Ao Vivo/Bahia

Caetano Veloso et Gilberto Gil : oh, bonne mère !

Caetano Veloso et Gilberto Gil arpentent l’Europe pour fêter leur cinquante ans de carrière, soit à eux deux Un Siècle de Musique, le titre de leur tournée.  C’est à Marseille, dans le parc du Palais Longchamp, vendredi 24 juillet, que j’ai assisté à leur concert.

La tournée est longue mais ils s’accordent quelques jours entre chaque concert et leur humeur semble au beau fixe à voir les images qu’ils postent au gré de leurs étapes. L’image de Caetano tout sourire en slip dans sa loge a même fait le tour des réseaux sociaux… Les deux amis semblent en pleine forme au moment d’accoster à Marseille.

Caetano Gil Marseille1

Qu’importe les chiffres, cinquante ou cent ans, les voir partager la scène est un événement à ne rater sous aucun prétexte. Surtout quand on vit avec une femme ayant grandi en écoutant leur musique dans un village du Recôncavo proche de Santo Amaro, ville natale de Caetano : ça faisait déjà trois mois qu’on avait acheté nos billets ! Heureusement car le concert affichait complet…

C’était il y a déjà plus de vingt ans que Caetano et Gil avaient fait une tournée ensemble. À l’époque, c’était pour fêter les vingt-cinq ans du Tropicalisme et ils avaient profité de l’occasion pour sortir un disque ensemble Tropicália 2, album qui comptait au mois deux perles « Haiti » et « Desde que o Samba é Samba ». Leur concert à l’Olympia était magique.

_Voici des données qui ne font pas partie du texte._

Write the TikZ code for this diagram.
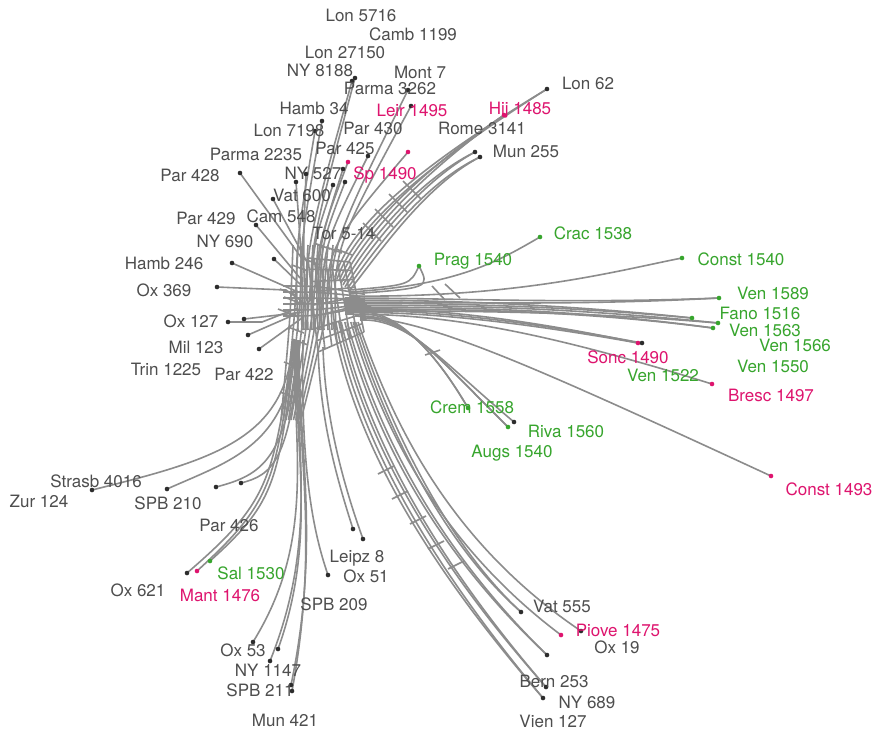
\documentclass[tikz,border=0pt]{standalone}
\usepackage{fontspec}
\setmainfont{TeX Gyre Heros}
\usetikzlibrary{calc}
\definecolor{lnk}{RGB}{140,140,140}
\definecolor{dk}{RGB}{45,45,45}
\definecolor{txt}{RGB}{78,78,78}
\definecolor{mag}{RGB}{222,20,110}
\definecolor{grn}{RGB}{55,165,45}
\tikzset{
  lk/.style={draw=lnk,line width=1.6pt},
  leafdot/.style={circle,inner sep=0pt,minimum size=4.6pt,fill=#1},
  leafdot/.default=dk,
  lab/.style={inner sep=0pt,font=\fontsize{17}{19}\selectfont,text=#1},
  lab/.default=txt,
}
\begin{document}
\begin{tikzpicture}[x=1pt,y=-1pt]
\path[use as bounding box,fill=white] (0,0) rectangle (877,732);
% ---------- hubs ----------
\coordinate (hC) at (318,300);
\coordinate (hT) at (315,250);
\coordinate (hR) at (370,300);
\coordinate (hD) at (292,400);
\coordinate (mTL) at (308,258);
\coordinate (mTR) at (350,262);
\coordinate (mBL) at (318,352);
\coordinate (mBR) at (364,332);
% ---------- leaves ----------
\foreach \n/\x/\y in {
 t1/355/78, t2/352/81, t3/408/90, t4/411/106, t5/322/121, t6/315/131,
 t7/368/156, t8/348/162, t9/408/152, t10/240/173, t11/306/174, t12/343/169,
 t13/296/182, t14/333/185, t15/345/182, t16/273/199,
 l1/256/225, l2/274/259, l3/232/263, l4/217/287, l5/228/322, l6/244/319,
 l7/248/335, l8/259/349,
 r1/547/89, r2/504/115, r3/475/152, r4/480/157,
 g1/540/237, g2/419/266, g3/682/258, g4/719/298, g5/692/318, g6/718/323,
 g7/713/328, s1/638/343, s2/642/343, b1/712/384, c1/771/476,
 g8/468/408, g9/514/422, g10/508/427,
 w1/92/490, w2/167/489, w3/216/487, w4/241/483, w5/187/573, w6/197/571, w7/210/561,
 d1/353/529, d2/363/539, d3/328/575, d4/253/642, d5/278/649, d6/270/661,
 d7/292/691, d8/291/685,
 e1/521/612, e2/561/635, e3/581/631, e4/547/655, e5/546/687, e6/543/698}
 { \coordinate (\n) at (\x,\y); }
% ---------- central mesh ----------
\foreach \o in {-22,-17,...,18}
  \draw[lk] ($(hT)+(\o,-5)$) .. controls ($(hC)+(\o*0.9-8,20)$) .. ($(hD)+(\o*0.5,20)$);
\foreach \s in {0,0.15,0.3,0.42,0.55,0.7,0.85,1}
  \draw[lk] ($(mTL)!\s!(mTR)$) -- ($(mBL)!\s!(mBR)$);
\foreach \s in {0,0.12,0.25,0.36,0.5,0.62,0.75,0.88,1}
  \draw[lk] ($(mTL)!\s!(mBL)$) -- ($(mTR)!\s!(mBR)$);
\foreach \o in {-14,-8,...,16}
  \draw[lk] ($(hC)+(-35,\o)$) .. controls ($(hC)+(0,\o)$) .. ($(hR)+(-5,\o*0.4)$);
\foreach \a/\b in {288/292, 292/300, 286/312, 300/268, 312/262, 296/330, 300/342, 292/365, 296/378, 288/395, 322/246, 334/250, 344/252}
  \draw[lk] (\a-8,\b-3) -- (\a+8,\b+3);
% ---------- top bundle ----------
\foreach \n/\dx in {t1/-6,t2/-10,t3/14,t4/18,t5/-16,t6/-20,t7/6,t8/0,t9/10,t11/-12,t12/2,t13/-14,t14/-4,t15/4}
  \draw[lk] ($(hC)+(\dx,30)$) .. controls ($(hT)+(\dx,0)$) .. (\n);
\draw[lk] ($(hT)+(-12,10)$) -- (t10);
\draw[lk] ($(hT)+(-8,12)$) -- (t16);
% ---------- left ----------
\draw[lk] ($(hC)+(-18,-22)$) -- (l1);
\draw[lk] ($(hC)+(-16,-14)$) -- (l2);
\draw[lk] ($(hC)+(-20,-8)$) -- (l3);
\draw[lk] ($(hC)+(-18,0)$) -- ($(hC)+(-32,-10)$) -- (l4);
\draw[lk] ($(hC)+(-20,8)$) -- ($(hC)+(-56,22)$) -- (l5);
\draw[lk] ($(hC)+(-14,12)$) -- (l6);
\draw[lk] ($(hC)+(-22,14)$) -- (l7);
\draw[lk] ($(hC)+(-16,18)$) -- (l8);
% ---------- upper right ----------
\foreach \n/\o in {r1/-10,r1/-6,r2/-2,r2/2,r3/6,r3/10,r4/14,r4/18}
  \draw[lk] ($(mTR)+(-10+\o*0.5,\o*0.5+20)$) .. controls ($(mTR)+(10+\o,-25+\o)$) and ($(mTR)+(65+\o*0.5,-85+\o*0.5)$) .. (\n);
\foreach \x/\y in {372/232,384/218,398/203,412/190}
  \draw[lk] (\x-9,\y-9) -- (\x+9,\y+9);
% ---------- right ----------
\draw[lk] ($(hR)+(-20,-10)$) .. controls ($(hR)+(40,-15)$) .. (g2);
\draw[lk] ($(hR)+(-20,-6)$) .. controls ($(hR)+(60,-12)$) .. (g2);
\draw[lk] ($(hR)+(-20,-8)$) .. controls ($(hR)+(90,-15)$) and ($(hR)+(130,-40)$) .. (g1);
\draw[lk] ($(hR)+(-20,-4)$) .. controls ($(hR)+(150,-2)$) and ($(hR)+(250,-30)$) .. (g3);
\foreach \n/\o in {g4/-2,g5/0,g5/3,g6/5,g7/7,g7/9,g4/2,g6/11}
  \draw[lk] ($(hR)+(-25,\o)$) .. controls ($(hR)+(80,\o)$) and ($(hR)+(200,\o*0.5+5)$) .. (\n);
\foreach \n/\o in {s1/8,s2/10,s1/12,b1/14}
  \draw[lk] ($(hR)+(-25,\o)$) .. controls ($(hR)+(60,\o)$) and ($(hR)+(150,\o+10)$) .. (\n);
\draw[lk] ($(hR)+(-15,16)$) .. controls ($(hR)+(60,20)$) and ($(hR)+(150,60)$) .. (c1);
\draw[lk] (432,286) -- (445,300);
\draw[lk] (445,284) -- (460,298);
% ---------- crem / riva ----------
\foreach \n/\o in {g8/0,g8/4,g10/8,g10/12,g9/16}
  \draw[lk] ($(hR)+(-10,12+\o*0.5)$) .. controls ($(hR)+(30+\o*0.5,10+\o*0.5)$) and ($(hR)+(70,60)$) .. (\n);
\draw[lk] (425,355) -- (440,350);
% ---------- bottom right long bundle ----------
\foreach \n/\o in {e1/36,e1/32,e2/28,e3/40,e4/22,e4/18,e5/12,e5/8,e6/3,e6/-2}
  \draw[lk] ($(mBR)+(-30+\o*0.6,-10)$) .. controls ($(mBR)+(-12+\o,90)$) and ($(mBR)+(45+\o,210)$) .. (\n);
\foreach \x/\y in {386/470, 400/495, 418/520, 436/545, 456/565}
  \draw[lk] (\x-8,\y+4) -- (\x+8,\y-4);
% ---------- down ----------
\foreach \n/\o in {d4/-6,d5/-2,d6/2,d7/6,d8/10}
  \draw[lk] ($(hC)+(-22+\o*0.3,40)$) .. controls ($(hD)+(3+\o*0.3,50)$) and ($(hD)+(26+\o*0.3,140)$) .. (\n);
\draw[lk] ($(hC)+(-15,40)$) .. controls ($(hD)+(8,80)$) and ($(hD)+(24,140)$) .. (d3);
\draw[lk] ($(mBL)+(0,-5)$) .. controls ($(mBL)+(2,70)$) and ($(mBL)+(20,130)$) .. (d1);
\draw[lk] ($(mBL)+(5,-5)$) .. controls ($(mBL)+(7,70)$) and ($(mBL)+(28,140)$) .. (d2);
% ---------- lower left ----------
\draw[lk] ($(hC)+(-25,40)$) .. controls ($(hD)+(-5,40)$) and ($(hD)+(-80,60)$) .. (w1);
\draw[lk] ($(hC)+(-22,40)$) .. controls ($(hD)+(-2,45)$) and ($(hD)+(-60,60)$) .. (w2);
\draw[lk] ($(hC)+(-20,42)$) .. controls ($(hD)+(-4,60)$) and ($(hD)+(-30,75)$) .. (w3);
\draw[lk] ($(hC)+(-18,42)$) .. controls ($(hD)+(-2,62)$) and ($(hD)+(-20,75)$) .. (w4);
\foreach \n/\o in {w5/0,w6/3,w7/6}
  \draw[lk] ($(hC)+(-24+\o*0.3,40)$) .. controls ($(hD)+(-20+\o,80)$) and ($(hD)+(-20+\o,100)$) .. (\n);
% ---------- dots ----------
\foreach \n/\c in {t1/dk,t2/dk,t3/dk,t4/dk,t5/dk,t6/dk,t7/dk,t8/mag,t9/mag,t10/dk,t11/dk,t12/dk,t13/dk,t14/dk,t15/dk,t16/dk,
 l1/dk,l2/dk,l3/dk,l4/dk,l5/dk,l6/dk,l7/dk,l8/dk,r1/dk,r2/mag,r3/dk,r4/dk,
 g1/grn,g2/grn,g3/grn,g4/grn,g5/grn,g6/grn,g7/grn,s1/mag,s2/dk,b1/mag,c1/mag,g8/grn,g9/dk,g10/grn,
 w1/dk,w2/dk,w3/dk,w4/dk,w5/dk,w6/mag,w7/grn,d1/dk,d2/dk,d3/dk,d4/dk,d5/dk,d6/dk,d7/dk,d8/dk,
 e1/dk,e2/mag,e3/dk,e4/dk,e5/dk,e6/dk}
 { \node[leafdot=\c] at (\n) {}; }
% ---------- labels ----------
\foreach \n/\x/\y/\c/\t in {
 L1/361/15/txt/Lon 5716, L2/413/34/txt/Camb 1199, L3/345/52/txt/Lon 27150, L4/320/70/txt/NY 8188,
 L5/420/72/txt/Mont 7, L6/390/88/txt/Parma 3262, L7/314/108/txt/Hamb 34, L8/412/110/mag/Leir 1495,
 L9/520/110/mag/Hij 1485, L10/588/83/txt/Lon 62, L11/289/130/txt/Lon 7198, L12/373/128/txt/Par 430,
 L13/482/128/txt/Rome 3141, L14/345/148/txt/Par 425, L15/526/151/txt/Mun 255, L16/256/154/txt/Parma 2235,
 L17/190/175/txt/Par 428, L18/313/173/txt/NY 527, L19/385/175/mag/Sp 1490, L20/302/195/txt/Vat 600,
 L21/206/218/txt/Par 429, L22/281/216/txt/Cam 548, L23/344/233/txt/Tor 5-14, L24/593/233/grn/Crac 1538,
 L25/225/241/txt/NY 690, L26/741/259/grn/Const 1540, L27/473/261/grn/Prag 1540, L28/164/263/txt/Hamb 246,
 L29/164/290/txt/Ox 369, L30/773/293/grn/Ven 1589, L31/760/313/grn/Fano 1516, L32/191/321/txt/Ox 127,
 L33/765/330/grn/Ven 1563, L34/795/345/grn/Ven 1566, L35/196/347/txt/Mil 123, L36/628/357/mag/Sonc 1490,
 L37/773/366/grn/Ven 1550, L38/166/369/txt/Trin 1225, L39/244/374/txt/Par 422, L40/663/375/grn/Ven 1522,
 L41/771/395/mag/Bresc 1497, L42/472/407/grn/Crem 1558, L43/566/431/grn/Riva 1560, L44/512/453/grn/Augs 1540,
 L45/96/481/txt/Strasb 4016, L46/829/489/mag/Const 1493, L47/39/501/txt/Zur 124, L48/168/503/txt/SPB 210,
 L49/229/525/txt/Par 426, L50/357/558/txt/Leipz 8, L51/251/573/grn/Sal 1530, L52/366/576/txt/Ox 51,
 L53/138/590/txt/Ox 621, L54/220/595/mag/Mant 1476, L55/334/604/txt/SPB 209, L56/562/606/txt/Vat 555,
 L57/618/630/mag/Piove 1475, L58/243/650/txt/Ox 53, L59/617/647/txt/Ox 19, L60/268/670/txt/NY 1147,
 L61/554/681/txt/Bern 253, L62/260/690/txt/SPB 211, L63/587/702/txt/NY 689, L64/285/720/txt/Mun 421,
 L65/553/721/txt/Vien 127}
 { \node[lab=\c] (\n) at (\x,\y) {\t}; }
\end{tikzpicture}
\end{document}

Comme en 1994, ils sont seuls sur scène, chacun sa guitare. Le répertoire, comme il se doit, revisite quelques chansons marquantes de leurs carrières respectives. Comme en 1994, ils commencent par quelques titres ensemble, « Coração Vagabundo », puis Caetano chante seul, avant que ce soit au tour de Gil. Cette fois-ci, à la différence de la dernière fois, l’autre reste sur scène plutôt que de s’éclipser.

Bien sûr, nous sommes en territoire familier, il n’y a guère de surprises dans le choix des morceaux. Alors, oui, Caetano chante toujours « Sampa » et « Terra », Gil reprend « Drão », l’hommage composé pour son ex-femme après leur séparation. Difficile de ne pas être saisi par l’émotion et la poésie de ces chansons. Ou par « Não Tenho Medo de Morrer » que Gil interprète en s’accompagnant d’une discrète percussion sur la caisse de sa guitare.

L’heure n’est plus aux grandes envolées vocales même si la voix de Caetano Veloso, à soixante-treize ans, demeure d’une incroyable pureté. Gilberto Gil a aujourd’hui du mal à monter dans les aigus mais sa présence et son charisme suffisent à rendre l’instant magique. Et dès qu’il entonne « Expresso 2222 », puis « Toda Menina Baiana », tout le monde chante les refrains en chœur. À son tour, pendant les rappels, Caetano voudra faire participer le public en lançant « A Luz de Tieta ». Après un « Desde que o Samba é Samba » à la beauté intemporelle, c’est Gil qui aura le dernier mot en chantant « Touche pas à mon pote », morecau qu’il avait composé en français, dans les années quatre-vingt, pour soutenir S.O.S. Racisme. Sans y ajouter de commentaire, nul doute qu’il adressait là un message à la France d’aujourd’hui et à ses nauséabonds replis xénophobes. Le public marseillais y a surtout vu un hommage (involontaire) en entendant les paroles : « maintenant nous venons chercher ici les bras d’une mère, bonne mère » !

Caetano Gil Marseille2

Être ici, debout au premier rang, était bien sûr une meilleure place pour apprécier l’intimisme de leur récital que le Palais des Congrès à Paris. On regrettera seulement que Caetano et Gil n’aient pas cherché à communiquer et parler entre mes morceaux. Leur français est excellent et, surtout, les propos d’un vieux sage et d’un éternel iconoclaste jettent toujours une lumière lucide sur notre monde dont il est dommage d’avoir été privés.

Il y aura d’autres occasions de les voir sur scène mais, ensemble, c’était probablement la dernière fois. Rien que pour cette raison, leur tournée est un événement qui méritait le détour.